»»

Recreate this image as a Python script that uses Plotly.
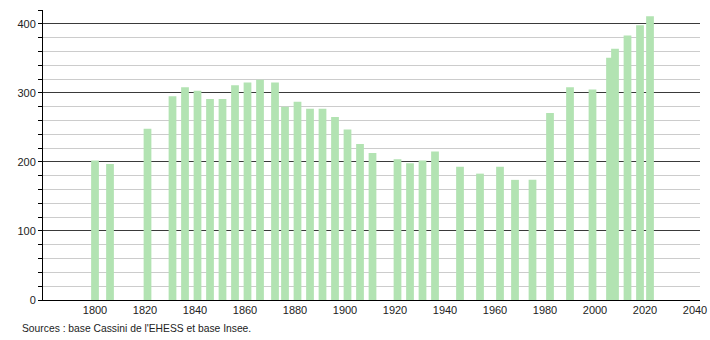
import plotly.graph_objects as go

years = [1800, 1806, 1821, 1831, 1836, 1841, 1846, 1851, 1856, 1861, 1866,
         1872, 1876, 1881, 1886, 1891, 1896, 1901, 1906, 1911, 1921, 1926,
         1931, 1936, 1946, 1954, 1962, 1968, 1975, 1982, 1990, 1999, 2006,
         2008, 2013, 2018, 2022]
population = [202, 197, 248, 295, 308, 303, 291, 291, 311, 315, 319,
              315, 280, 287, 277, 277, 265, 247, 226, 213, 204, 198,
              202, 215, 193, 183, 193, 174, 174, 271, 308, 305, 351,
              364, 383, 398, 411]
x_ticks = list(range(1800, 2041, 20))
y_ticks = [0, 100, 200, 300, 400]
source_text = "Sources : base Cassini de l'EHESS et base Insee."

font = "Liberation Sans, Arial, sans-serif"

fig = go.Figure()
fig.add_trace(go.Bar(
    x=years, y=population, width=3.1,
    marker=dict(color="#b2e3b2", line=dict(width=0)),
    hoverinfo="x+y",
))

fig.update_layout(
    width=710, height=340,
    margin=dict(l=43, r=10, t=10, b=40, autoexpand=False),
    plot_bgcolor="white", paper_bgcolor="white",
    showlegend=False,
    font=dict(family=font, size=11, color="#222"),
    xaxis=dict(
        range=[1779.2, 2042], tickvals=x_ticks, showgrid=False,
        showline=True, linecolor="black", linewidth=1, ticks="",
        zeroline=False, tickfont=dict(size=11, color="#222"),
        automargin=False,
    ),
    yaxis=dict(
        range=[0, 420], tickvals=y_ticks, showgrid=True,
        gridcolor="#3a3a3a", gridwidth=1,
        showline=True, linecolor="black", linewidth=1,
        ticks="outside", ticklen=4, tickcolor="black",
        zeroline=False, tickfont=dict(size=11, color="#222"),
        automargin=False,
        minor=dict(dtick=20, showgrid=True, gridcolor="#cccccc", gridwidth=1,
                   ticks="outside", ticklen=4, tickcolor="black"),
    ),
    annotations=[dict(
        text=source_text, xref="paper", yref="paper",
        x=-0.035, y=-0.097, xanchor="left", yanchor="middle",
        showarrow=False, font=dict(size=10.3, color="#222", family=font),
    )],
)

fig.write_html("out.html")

««
»»

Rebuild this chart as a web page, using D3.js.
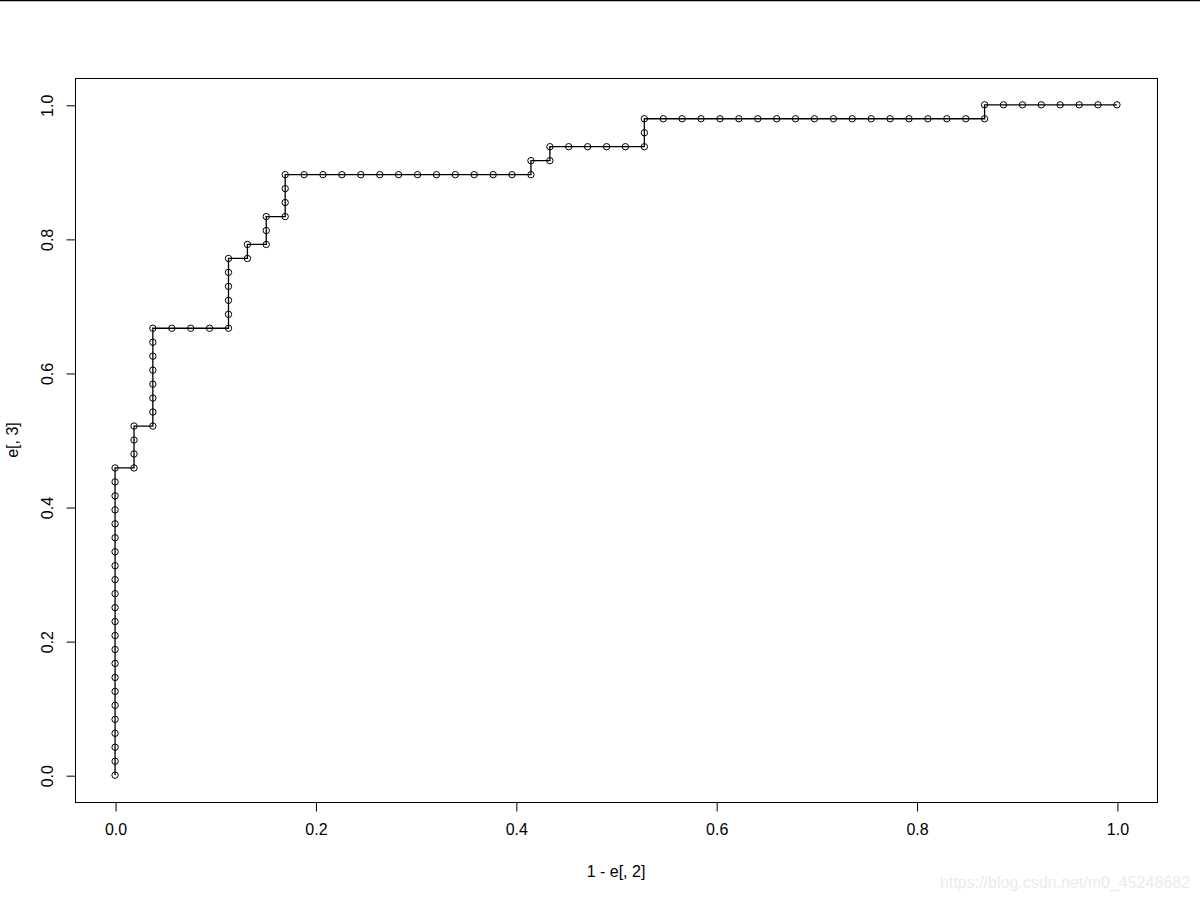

««
»»

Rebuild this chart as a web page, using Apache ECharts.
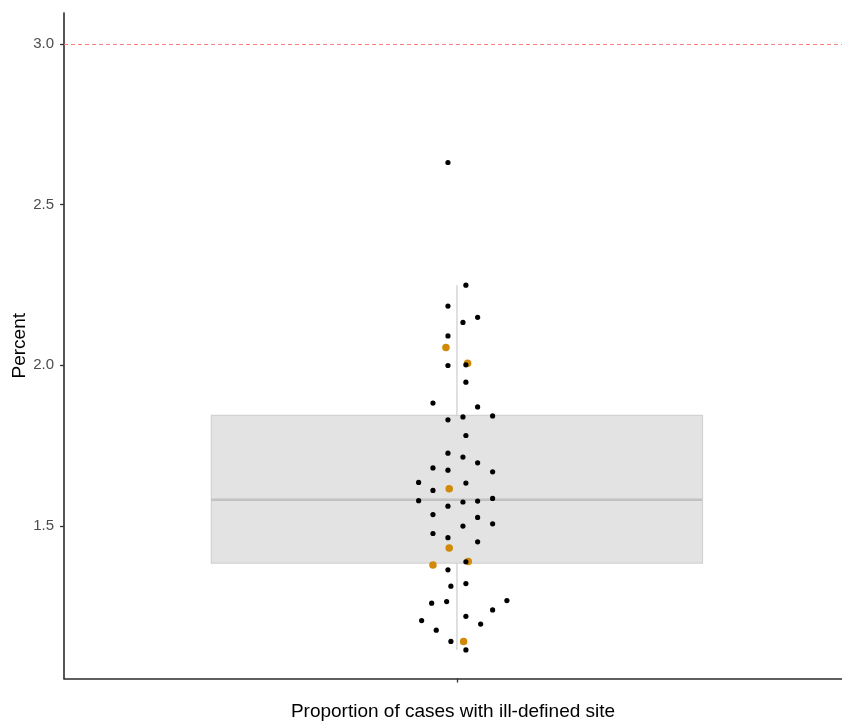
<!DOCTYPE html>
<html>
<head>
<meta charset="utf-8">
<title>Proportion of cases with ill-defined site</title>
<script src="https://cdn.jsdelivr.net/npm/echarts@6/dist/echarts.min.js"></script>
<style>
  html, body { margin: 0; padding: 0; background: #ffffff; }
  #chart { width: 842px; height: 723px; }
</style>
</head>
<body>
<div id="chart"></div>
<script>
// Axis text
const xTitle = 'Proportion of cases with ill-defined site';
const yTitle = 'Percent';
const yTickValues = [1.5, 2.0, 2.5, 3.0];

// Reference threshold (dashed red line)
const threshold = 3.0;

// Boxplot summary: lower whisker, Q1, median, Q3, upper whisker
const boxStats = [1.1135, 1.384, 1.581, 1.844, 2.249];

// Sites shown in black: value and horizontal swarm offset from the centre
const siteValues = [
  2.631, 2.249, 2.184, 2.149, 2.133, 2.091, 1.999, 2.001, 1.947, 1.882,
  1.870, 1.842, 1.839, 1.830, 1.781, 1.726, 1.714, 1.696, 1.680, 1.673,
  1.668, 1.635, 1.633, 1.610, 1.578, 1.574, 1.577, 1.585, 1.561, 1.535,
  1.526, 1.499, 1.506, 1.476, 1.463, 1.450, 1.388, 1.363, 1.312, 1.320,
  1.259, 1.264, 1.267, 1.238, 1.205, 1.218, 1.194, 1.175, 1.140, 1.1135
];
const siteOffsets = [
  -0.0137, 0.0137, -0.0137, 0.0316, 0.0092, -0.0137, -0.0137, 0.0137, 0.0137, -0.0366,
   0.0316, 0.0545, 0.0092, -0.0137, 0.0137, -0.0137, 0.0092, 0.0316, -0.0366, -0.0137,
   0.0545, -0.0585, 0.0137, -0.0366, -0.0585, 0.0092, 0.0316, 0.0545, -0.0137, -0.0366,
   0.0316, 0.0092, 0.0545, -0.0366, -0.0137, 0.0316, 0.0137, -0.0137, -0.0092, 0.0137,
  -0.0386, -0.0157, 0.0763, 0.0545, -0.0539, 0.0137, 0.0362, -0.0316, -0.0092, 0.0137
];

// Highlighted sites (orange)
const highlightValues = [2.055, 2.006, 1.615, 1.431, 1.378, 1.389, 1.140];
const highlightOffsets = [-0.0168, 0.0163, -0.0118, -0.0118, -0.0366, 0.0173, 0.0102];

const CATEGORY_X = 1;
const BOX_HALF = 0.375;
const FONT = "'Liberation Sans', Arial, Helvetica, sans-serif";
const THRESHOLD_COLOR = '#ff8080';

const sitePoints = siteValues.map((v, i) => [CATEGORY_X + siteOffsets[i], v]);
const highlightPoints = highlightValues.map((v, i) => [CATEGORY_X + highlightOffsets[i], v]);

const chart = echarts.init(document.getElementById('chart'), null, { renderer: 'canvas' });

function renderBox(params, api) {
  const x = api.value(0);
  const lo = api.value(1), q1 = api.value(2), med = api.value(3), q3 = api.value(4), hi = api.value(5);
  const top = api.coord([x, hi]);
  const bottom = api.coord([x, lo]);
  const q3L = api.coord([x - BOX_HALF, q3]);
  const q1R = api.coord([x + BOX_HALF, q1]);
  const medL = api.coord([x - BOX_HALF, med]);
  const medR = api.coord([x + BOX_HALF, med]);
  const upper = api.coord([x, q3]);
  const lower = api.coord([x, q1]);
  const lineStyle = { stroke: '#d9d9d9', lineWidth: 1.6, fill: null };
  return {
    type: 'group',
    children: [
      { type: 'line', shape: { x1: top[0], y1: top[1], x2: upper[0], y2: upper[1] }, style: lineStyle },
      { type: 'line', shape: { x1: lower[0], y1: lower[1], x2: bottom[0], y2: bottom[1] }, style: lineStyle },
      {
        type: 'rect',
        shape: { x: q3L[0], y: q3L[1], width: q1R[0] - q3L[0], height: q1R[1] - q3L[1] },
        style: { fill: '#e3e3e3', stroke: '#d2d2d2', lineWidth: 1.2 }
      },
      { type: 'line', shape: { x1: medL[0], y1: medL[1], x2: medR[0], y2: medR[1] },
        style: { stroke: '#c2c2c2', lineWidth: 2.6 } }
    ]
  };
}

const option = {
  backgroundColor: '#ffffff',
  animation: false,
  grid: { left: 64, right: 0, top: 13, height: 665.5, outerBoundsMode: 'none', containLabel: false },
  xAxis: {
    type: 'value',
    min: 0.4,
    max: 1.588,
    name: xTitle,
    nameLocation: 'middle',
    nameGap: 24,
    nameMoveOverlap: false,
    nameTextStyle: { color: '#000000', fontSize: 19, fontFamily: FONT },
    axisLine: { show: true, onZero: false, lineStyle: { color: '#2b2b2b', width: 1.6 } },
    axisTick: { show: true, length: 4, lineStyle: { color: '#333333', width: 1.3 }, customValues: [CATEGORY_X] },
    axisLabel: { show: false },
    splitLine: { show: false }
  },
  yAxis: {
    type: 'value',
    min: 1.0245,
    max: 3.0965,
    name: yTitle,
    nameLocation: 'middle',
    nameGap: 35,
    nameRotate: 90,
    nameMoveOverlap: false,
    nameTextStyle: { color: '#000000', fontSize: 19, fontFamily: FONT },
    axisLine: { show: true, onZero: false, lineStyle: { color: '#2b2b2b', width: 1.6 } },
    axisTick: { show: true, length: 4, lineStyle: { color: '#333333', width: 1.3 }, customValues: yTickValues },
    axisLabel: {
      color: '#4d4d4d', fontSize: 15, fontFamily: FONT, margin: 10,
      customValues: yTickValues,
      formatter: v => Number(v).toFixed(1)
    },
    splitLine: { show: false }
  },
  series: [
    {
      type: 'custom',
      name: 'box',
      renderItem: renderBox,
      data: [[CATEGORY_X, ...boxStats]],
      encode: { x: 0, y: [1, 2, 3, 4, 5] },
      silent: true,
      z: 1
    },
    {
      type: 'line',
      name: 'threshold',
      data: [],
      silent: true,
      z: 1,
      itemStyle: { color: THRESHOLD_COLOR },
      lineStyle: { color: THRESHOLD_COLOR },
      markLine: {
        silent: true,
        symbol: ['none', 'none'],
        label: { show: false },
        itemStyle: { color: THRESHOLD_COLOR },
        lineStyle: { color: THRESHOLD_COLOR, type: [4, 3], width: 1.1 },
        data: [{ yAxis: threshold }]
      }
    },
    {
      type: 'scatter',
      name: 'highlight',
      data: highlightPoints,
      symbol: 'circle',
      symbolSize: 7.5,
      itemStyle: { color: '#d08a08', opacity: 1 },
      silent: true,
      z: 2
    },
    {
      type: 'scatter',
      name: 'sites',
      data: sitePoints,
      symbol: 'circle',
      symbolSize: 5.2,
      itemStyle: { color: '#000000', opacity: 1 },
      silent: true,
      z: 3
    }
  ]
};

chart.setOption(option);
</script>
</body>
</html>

««

(Exercise prompt): Extract exactly the lines running from the line containing "Recreate this image" to the line containing "import plotly.graph_objects as go", with both end lines included and all pictures left out.

(Solution to the exercise):
Recreate this image as a Python script that uses Plotly.
import plotly.graph_objects as go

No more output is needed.